* [Supplied material]
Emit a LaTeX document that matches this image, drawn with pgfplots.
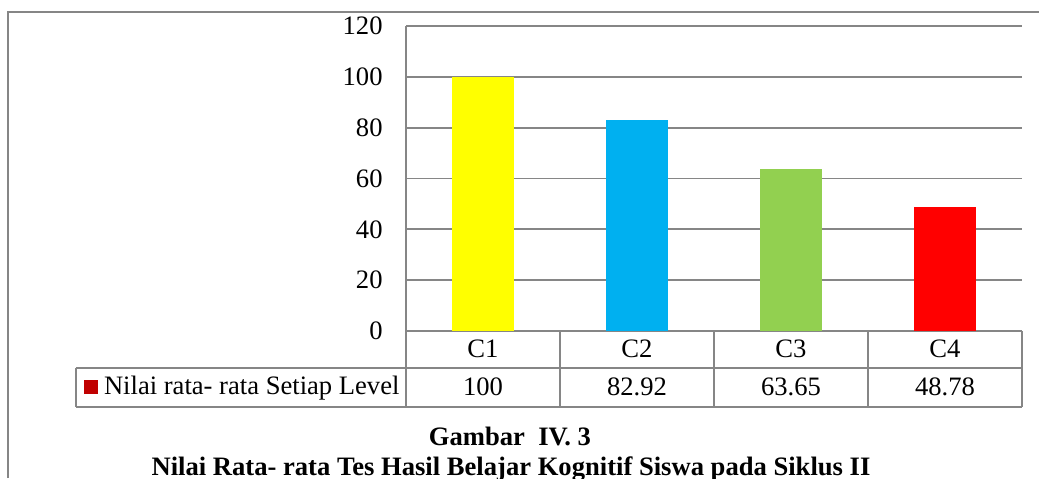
\documentclass[border=0pt]{standalone}
\usepackage{fontspec}
\setmainfont{Liberation Serif}
\usepackage{pgfplots}
\pgfplotsset{compat=1.18}
\definecolor{gridgray}{RGB}{134,134,134}
\definecolor{barYellow}{RGB}{255,255,0}
\definecolor{barBlue}{RGB}{0,176,240}
\definecolor{barGreen}{RGB}{146,208,80}
\definecolor{barRed}{RGB}{255,0,0}
\definecolor{keyRed}{RGB}{192,0,0}
\newcommand{\txt}{\fontsize{13.3}{16}\selectfont}

\begin{document}
\begin{tikzpicture}
\useasboundingbox (0,0) rectangle (519.5pt,239pt);
% chart frame: only left and top edges are visible
\draw[gridgray, line width=0.8pt] (4pt,0) -- (4pt,233pt) -- (519.5pt,233pt);
\begin{axis}[
  at={(203pt,73.5pt)}, anchor=south west,
  scale only axis, width=308pt, height=152.5pt,
  xmin=-0.5, xmax=3.5, ymin=0, ymax=120,
  ytick={0,20,...,120},
  xtick={0,1,2,3}, xticklabels={C1,C2,C3,C4},
  axis line style={draw=none},
  major tick length=0pt,
  ymajorgrids, grid style={gridgray, line width=0.85pt},
  clip=false,
  bar width=31pt,
  /pgf/number format/assume math mode=true,
  tick label style={font=\txt},
  yticklabel style={anchor=east, inner sep=0pt, xshift=-11.5pt},
  xticklabel style={anchor=center, inner sep=0pt, yshift=-9pt},
  legend image code/.code={\fill[#1] (0pt,-3.5pt) rectangle (7pt,3.5pt);},
  legend cell align=left,
  legend style={at={(-0.5227,-0.1836)}, anchor=west, draw=none, fill=none,
    inner sep=0pt, outer sep=0pt, nodes={inner sep=0pt, font=\txt},
    /tikz/every odd column/.style={column sep=3pt}},
]
\addlegendimage{fill=keyRed, draw=none}
\addlegendentry{Nilai rata- rata Setiap Level}

\addplot[ybar, bar shift=0pt, fill=barYellow, draw=none] coordinates {(0,100)};
\addplot[ybar, bar shift=0pt, fill=barBlue, draw=none] coordinates {(1,82.92)};
\addplot[ybar, bar shift=0pt, fill=barGreen, draw=none] coordinates {(2,63.65)};
\addplot[ybar, bar shift=0pt, fill=barRed, draw=none] coordinates {(3,48.78)};

% value row of the data table
\addplot[draw=none, mark=none, nodes near coords, point meta=explicit symbolic,
  nodes near coords align={center},
  every node near coord/.append style={anchor=center, font=\txt, inner sep=0pt}]
  coordinates {(0,-22.05)[100] (1,-22.05)[82.92] (2,-22.05)[63.65] (3,-22.05)[48.78]};

% data table grid
\draw[gridgray, line width=0.85pt]
  (axis cs:-0.5,120) -- (axis cs:-0.5,-29.92)
  (axis cs:-2.643,-14.57) -- (axis cs:3.5,-14.57)
  (axis cs:-2.643,-29.92) -- (axis cs:3.5,-29.92)
  (axis cs:-2.643,-14.57) -- (axis cs:-2.643,-29.92)
  (axis cs:0.5,0) -- (axis cs:0.5,-29.92)
  (axis cs:1.5,0) -- (axis cs:1.5,-29.92)
  (axis cs:2.5,0) -- (axis cs:2.5,-29.92)
  (axis cs:3.5,0) -- (axis cs:3.5,-29.92);
\end{axis}
\node[anchor=base, font=\bfseries\fontsize{13.3}{16}\selectfont] at (255pt,16.5pt) {Gambar\ \ IV. 3};
\node[anchor=base, font=\bfseries\fontsize{13.3}{16}\selectfont] at (255.5pt,1.5pt) {Nilai Rata- rata Tes Hasil Belajar Kognitif Siswa pada Siklus II};
\end{tikzpicture}
\end{document}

* [Work required] Write the full listing out again with every line unchanged, but include no pictures.

* [Task result]
Emit a LaTeX document that matches this image, drawn with pgfplots.
\documentclass[border=0pt]{standalone}
\usepackage{fontspec}
\setmainfont{Liberation Serif}
\usepackage{pgfplots}
\pgfplotsset{compat=1.18}
\definecolor{gridgray}{RGB}{134,134,134}
\definecolor{barYellow}{RGB}{255,255,0}
\definecolor{barBlue}{RGB}{0,176,240}
\definecolor{barGreen}{RGB}{146,208,80}
\definecolor{barRed}{RGB}{255,0,0}
\definecolor{keyRed}{RGB}{192,0,0}
\newcommand{\txt}{\fontsize{13.3}{16}\selectfont}

\begin{document}
\begin{tikzpicture}
\useasboundingbox (0,0) rectangle (519.5pt,239pt);
% chart frame: only left and top edges are visible
\draw[gridgray, line width=0.8pt] (4pt,0) -- (4pt,233pt) -- (519.5pt,233pt);
\begin{axis}[
  at={(203pt,73.5pt)}, anchor=south west,
  scale only axis, width=308pt, height=152.5pt,
  xmin=-0.5, xmax=3.5, ymin=0, ymax=120,
  ytick={0,20,...,120},
  xtick={0,1,2,3}, xticklabels={C1,C2,C3,C4},
  axis line style={draw=none},
  major tick length=0pt,
  ymajorgrids, grid style={gridgray, line width=0.85pt},
  clip=false,
  bar width=31pt,
  /pgf/number format/assume math mode=true,
  tick label style={font=\txt},
  yticklabel style={anchor=east, inner sep=0pt, xshift=-11.5pt},
  xticklabel style={anchor=center, inner sep=0pt, yshift=-9pt},
  legend image code/.code={\fill[#1] (0pt,-3.5pt) rectangle (7pt,3.5pt);},
  legend cell align=left,
  legend style={at={(-0.5227,-0.1836)}, anchor=west, draw=none, fill=none,
    inner sep=0pt, outer sep=0pt, nodes={inner sep=0pt, font=\txt},
    /tikz/every odd column/.style={column sep=3pt}},
]
\addlegendimage{fill=keyRed, draw=none}
\addlegendentry{Nilai rata- rata Setiap Level}

\addplot[ybar, bar shift=0pt, fill=barYellow, draw=none] coordinates {(0,100)};
\addplot[ybar, bar shift=0pt, fill=barBlue, draw=none] coordinates {(1,82.92)};
\addplot[ybar, bar shift=0pt, fill=barGreen, draw=none] coordinates {(2,63.65)};
\addplot[ybar, bar shift=0pt, fill=barRed, draw=none] coordinates {(3,48.78)};

% value row of the data table
\addplot[draw=none, mark=none, nodes near coords, point meta=explicit symbolic,
  nodes near coords align={center},
  every node near coord/.append style={anchor=center, font=\txt, inner sep=0pt}]
  coordinates {(0,-22.05)[100] (1,-22.05)[82.92] (2,-22.05)[63.65] (3,-22.05)[48.78]};

% data table grid
\draw[gridgray, line width=0.85pt]
  (axis cs:-0.5,120) -- (axis cs:-0.5,-29.92)
  (axis cs:-2.643,-14.57) -- (axis cs:3.5,-14.57)
  (axis cs:-2.643,-29.92) -- (axis cs:3.5,-29.92)
  (axis cs:-2.643,-14.57) -- (axis cs:-2.643,-29.92)
  (axis cs:0.5,0) -- (axis cs:0.5,-29.92)
  (axis cs:1.5,0) -- (axis cs:1.5,-29.92)
  (axis cs:2.5,0) -- (axis cs:2.5,-29.92)
  (axis cs:3.5,0) -- (axis cs:3.5,-29.92);
\end{axis}
\node[anchor=base, font=\bfseries\fontsize{13.3}{16}\selectfont] at (255pt,16.5pt) {Gambar\ \ IV. 3};
\node[anchor=base, font=\bfseries\fontsize{13.3}{16}\selectfont] at (255.5pt,1.5pt) {Nilai Rata- rata Tes Hasil Belajar Kognitif Siswa pada Siklus II};
\end{tikzpicture}
\end{document}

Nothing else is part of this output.